WikiDiscuss

---

wrote:

>
> pc:
> > --- Jorge Llambías
> <jjllambias2000@yahoo.com.ar>
> > wrote:
> > > Perhaps we can call it pycyban, for
> ease of
> > > reference.
> >
> > Thanks, but I am just laying out what others
> had
> > done.
>
> I don't recall anyone but you ever proposing
> that outer
> quantifiers on sumti be dealt with as
> predicates. The usual
> understanding has been that
> {Q da poi broda cu brode} is the ordinary
> [Qx: x broda] x brode

True; I swiped tis from McKay because it is so
handy — no wandering long scope quantifiers
around to get in the way of other things. The
instant case does also incorporate some further
factors that were needed (unnoticed) for earlier
systems (though not necessarily in just this
way): quantifiers on variables are global — take
in all the domain, quantified descriptors are
local, just about this particular group (McKay
again).

> > > What happens when you have broda and brode
> both
> > > with undefined
> > > collectivity, but context makes it clear
> that
> > > distributive is
> > > intended for one and collective for the
> other?
> > > Is
> > > {ko'a broda gi'e brode} allowed, or do you
> have
> > > to necessarily
> > > expand to {ko'a broda ije lo'u ko'a brode}?
> >
> > If the context really makes it clear then
> there
> > is no problem;
>
> Ok, then that part works in about the same way
> as "xorban".
>
> > > > {Q lo broda poi brode cu brodi}
> > > > [Ix: x group & x F & x G] [Iz: z group
> &
> > > xCz] z d-H & z is Q of x
> > >
> > > So {ci lo broda poi brode cu brodi} is
> > > materially equivalent to
> > > {su'o ci lo broda poi brode cu brodi},
> right?
> >
> > Ahah! there might be more than three F&Gs
> that H,
> > so "there is a group of three" would always
> be
> > true then.
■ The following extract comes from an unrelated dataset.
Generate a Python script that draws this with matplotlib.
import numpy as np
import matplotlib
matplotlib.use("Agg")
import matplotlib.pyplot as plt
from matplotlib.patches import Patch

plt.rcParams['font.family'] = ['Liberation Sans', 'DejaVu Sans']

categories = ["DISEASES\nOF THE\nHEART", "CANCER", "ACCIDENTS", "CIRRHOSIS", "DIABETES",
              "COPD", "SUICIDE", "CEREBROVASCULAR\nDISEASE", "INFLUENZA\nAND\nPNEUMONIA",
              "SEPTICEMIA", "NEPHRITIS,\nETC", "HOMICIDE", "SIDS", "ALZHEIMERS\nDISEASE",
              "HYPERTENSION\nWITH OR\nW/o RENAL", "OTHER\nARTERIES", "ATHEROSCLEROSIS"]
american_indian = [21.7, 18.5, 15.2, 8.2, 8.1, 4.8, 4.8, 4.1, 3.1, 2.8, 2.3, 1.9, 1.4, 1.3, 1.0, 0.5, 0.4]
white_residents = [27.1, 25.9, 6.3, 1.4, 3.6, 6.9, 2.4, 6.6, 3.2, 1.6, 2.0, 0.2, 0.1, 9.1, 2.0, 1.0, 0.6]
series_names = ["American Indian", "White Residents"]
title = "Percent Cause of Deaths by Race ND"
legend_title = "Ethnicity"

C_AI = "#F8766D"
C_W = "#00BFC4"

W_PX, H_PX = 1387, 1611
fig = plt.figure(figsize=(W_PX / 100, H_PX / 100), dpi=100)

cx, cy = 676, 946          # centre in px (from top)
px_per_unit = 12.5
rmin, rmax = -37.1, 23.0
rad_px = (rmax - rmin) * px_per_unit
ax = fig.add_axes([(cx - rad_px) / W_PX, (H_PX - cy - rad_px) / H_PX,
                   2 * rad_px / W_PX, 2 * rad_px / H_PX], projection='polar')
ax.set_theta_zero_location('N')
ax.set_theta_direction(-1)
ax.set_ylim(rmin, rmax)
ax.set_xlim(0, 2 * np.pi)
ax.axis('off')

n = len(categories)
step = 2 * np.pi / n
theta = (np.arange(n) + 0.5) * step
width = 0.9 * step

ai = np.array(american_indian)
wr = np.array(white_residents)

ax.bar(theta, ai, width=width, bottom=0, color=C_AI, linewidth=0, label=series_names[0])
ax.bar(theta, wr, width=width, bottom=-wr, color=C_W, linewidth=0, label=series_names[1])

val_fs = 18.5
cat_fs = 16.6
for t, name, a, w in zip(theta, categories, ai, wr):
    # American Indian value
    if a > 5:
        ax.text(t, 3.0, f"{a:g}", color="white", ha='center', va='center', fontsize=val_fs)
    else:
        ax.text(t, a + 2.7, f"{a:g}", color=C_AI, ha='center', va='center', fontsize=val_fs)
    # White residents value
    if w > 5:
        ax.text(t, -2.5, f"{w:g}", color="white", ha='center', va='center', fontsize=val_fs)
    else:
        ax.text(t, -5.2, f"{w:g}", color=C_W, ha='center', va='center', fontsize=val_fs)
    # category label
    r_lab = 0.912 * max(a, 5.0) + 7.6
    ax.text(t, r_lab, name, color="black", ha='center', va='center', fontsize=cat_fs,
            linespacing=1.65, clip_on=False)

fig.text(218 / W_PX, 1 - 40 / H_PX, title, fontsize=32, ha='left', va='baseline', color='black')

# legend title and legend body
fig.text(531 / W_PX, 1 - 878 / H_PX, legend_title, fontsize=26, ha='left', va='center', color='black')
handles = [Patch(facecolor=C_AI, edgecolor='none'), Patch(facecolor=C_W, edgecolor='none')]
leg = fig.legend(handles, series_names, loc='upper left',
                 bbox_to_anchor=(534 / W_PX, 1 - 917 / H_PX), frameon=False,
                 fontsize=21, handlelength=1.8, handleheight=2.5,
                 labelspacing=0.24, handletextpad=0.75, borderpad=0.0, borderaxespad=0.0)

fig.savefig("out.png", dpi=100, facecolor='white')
Yes, but so what; this is only
> meant
> > to set up A group, the one I am going to go
> on
> > about, a local count not a global one (even
> with
> > the group of F&Gs).
>
> I'm simply trying to figure out how this
> differs from
> ordinary quantification, that's all.

Yes, this was a problem for you with McKay too, I
recall. Note that the quantification per se is
just over groups and is always (in nonnegative
contexts) particular: "there is a group such
that". Having found the group we can then
enumerate it. This has only a remote relation to
global quantification {{Q da}), which says how
many of some kind of thing there are, regardless
of how they are divided into groups. In Lojban
terms, this is to make {lo} almost exactly
parallel to {le} except for whther the quantifier
is inside or outside the explicit context (and,
of course, whether {broda} is taken literally or
not). This amounts to separating them, as
formerly required, on specificity.
>
> > > And {vo lo broda ...} entails {ci lo broda
> > > ...}?
> > No, for the same reason. There may indeed be
> > such a group, but it is not the one I have
> > isolated — albeit rather inspecifically.
> This
> > gets clearer in the last section, but the
> point
> > is the same throughout.
>
> Then does {vo lo broda cu brode} entail
> {naku ci lo broda cu brode}?

No. Some times three brodas can brode, sometimes
not: enough for playing cribbage but not enough
for minimally surrounding a square table. What
one group does has little relation to what
another one — even a subgroup of the given one
-- does.

> (That's how it works with the normal "exact"
> quantifiers,
> isn't it?)
>

But the quantifiers are on different things here:
the first says that there is a tetrad, drawn from
the group lo broda, that brodes; the second is
about a triad (obviously a different thing) drawn
from lo broda. Of course, if you can draw a
tetrad from a group, you can draw a triad as
well, but that doesn't mean — even if the triad
is drawn from the tetrad — that the new group
will brode. The normal exact quantifiers cover
all the domain {Q da broda} means (among other
things, I would say) that in all the world there
are exactly Q brodas, {Q lo broda} says that
there is a subgroup of lo broda which has Q
members. To be sure, that requires tha there are
at least Q brodas in the whole world and it
entails that there is a Q-1 (if Q > 1) membered
subgroup of lo broda. But it says nothing about
the properties of that subgroup — even, in fact,
that it brodas (and I wonder if that is in these analyses).